Once again, real estate professionals are puzzled by Mr. Silverstein’s refusal to compromise on his annual asking rent, which now ranges from $75 to $85 a square foot for the top floor. Last summer, the law firm of Cleary Gottlieb Steen & Hamilton came close to making a deal, but Mr. Silverstein would not shave a couple of dollars off the rent.

“Our client would have loved to have moved there,” said Cleary’s broker, Barry M. Gosin, chief executive of Newmark Knight Frank.

Mr. Silverstein, who will turn 77 this month, smiled when he was reminded of the 1988 parallel. “History repeats itself, doesn’t it?” he said in an interview in his office on the 38th floor of 7 World Trade Center.

The energetic Mr. Silverstein has other reasons to smile these days. At a time when many developers around the country are being forced to pull in their reins because of the credit squeeze, Mr. Silverstein has only to look out his floor-to-ceiling windows to see a new real estate empire in the making. His private company, Silverstein Properties, has $9 billion worth of projects in the works.

To the south, the Freedom Tower, which Mr. Silverstein is developing for the Port Authority of New York and New Jersey, is rising. Work is finally under way 80 feet below street level on the foundations for two of the three towers at ground zero that Silverstein Properties will control: 3 World Trade Center, with 71 stories, and 4 World Trade Center, with 61 stories.

This summer, the Port Authority is expected to finish building the slurry wall that will allow the digging of a foundation for Mr. Silverstein’s third office building, Tower 2, with 78 stories.

After years of delay – much of it a result of often acrimonious wrangling between government officials and Mr. Silverstein, who signed a long-term lease for the World Trade Center just six weeks before it was destroyed – some 800 construction workers are now employed at the site. Many of them also participated in the rescue efforts at ground zero.

Looking east, Mr. Silverstein can monitor the demolition of 99 Church Street, a 13-story office building a block from City Hall Park that will be succeeded by an 80-story limestone tower, designed by Robert A. M. Stern, with a 175-room Four Seasons hotel and 143 condominiums.

Mr. Silverstein’s financial partner in that project is the California State Teachers Retirement System – also his partner in the recent purchase of two Midtown Manhattan office buildings; one, 1177 Avenue of the Americas, between 45th and 46th Streets, cost more than $1 billion.

Mr. Silverstein acknowledged that the team was also interested in the Midtown buildings that Harry B. Macklowe surrendered to his lenders after defaulting on billions of dollars in short-term debt.

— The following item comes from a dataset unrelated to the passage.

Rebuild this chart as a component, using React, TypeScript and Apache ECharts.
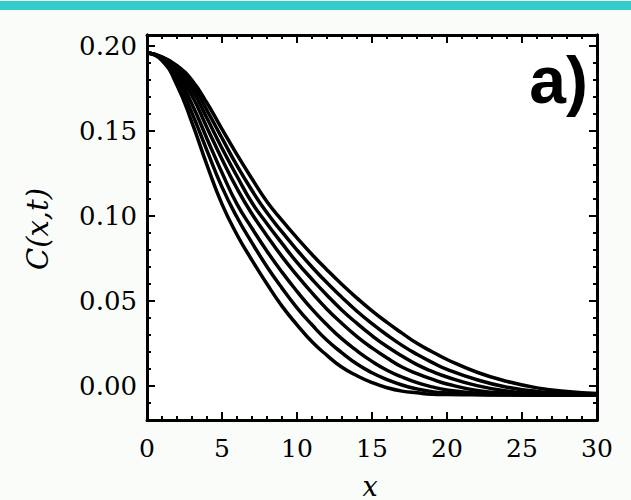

Like Mr. Macklowe, Mr. Silverstein is a famously tough negotiator. But he is also known for his unusually optimistic personality. Within days of the terrorist attacks, he pledged that the World Trade Center would be rebuilt. The cushion on his office sofa that bears a paraphrase of a Thomas Jefferson adage: “Steer your ship with hope, leaving fear astern” Though Lower Manhattan has blossomed as a residential community, growing to more than 50,000 residents, it has nearly 30,000 fewer jobs than it had before the Sept. 11 attack. Office vacancy downtown was 6.7 percent last month, compared with 6 percent in April 2007, according to the brokerage firm of CB Richard Ellis.

Predicting that the current downturn will not last long, Mr. Silverstein said leases throughout Manhattan amounting to 60 million square feet will expire within the next four years, just when his buildings are ready to accept tenants. He is already trying to persuade Merrill Lynch to move out of its offices at the World Financial Center.

Some real estate specialists wonder if Lower Manhattan will be able to attract so many new tenants at once. “I don’t see why all the buildings are being finished at the same time,” said the developer Douglas Durst, who is active in Midtown. “That seems to me a tactical mistake.”

Others say they share Mr. Silverstein’s optimism. “The Lower Manhattan of tomorrow is really a very very different place than the Lower Manhattan of 10 years ago,” said Carl Weisbrod, the president of Trinity Real Estate, which owns commercial buildings just north of downtown. “I think Larry is totally right in betting on the future.”

Interest in 7 World Trade Center remains high, said Stephen B. Siegel, the global chairman of CB Richard Ellis, which is representing the building.

Two decades ago, the tax breaks and favorable financing Mr. Silverstein received for 7 World Trade Center eliminated pressure to fill up the building quickly.

The new $700 million parallelogram-shaped 7 World Trade Center was financed with insurance proceeds and $475 million worth of triple-tax-exempt Liberty Bonds. The building has a mix of tenants, including Moody’s Investors Services; Mansueto Ventures, a magazine publisher; and the New York Academy of Sciences. The cash flow more than covers the debt service, Mr. Siegel said.

“He’s very confident in his product, and he holds out for his number,” Mr. Siegel said. Lowering the rent by $2 a square foot would reduce his annual income by $10 million and would lower the value of the building by as much as $20 million, based on a current capitalization rate of 5 percent, he said. (That figure is a ratio of the building’s net operating income relative to the sales price.)

Mr. Silverstein said he was taking the long view to protect a family-owned asset. “When you get to be in your 70s, you look at things like this through a different lens,” he said. “It’s better to take your time and do it right.”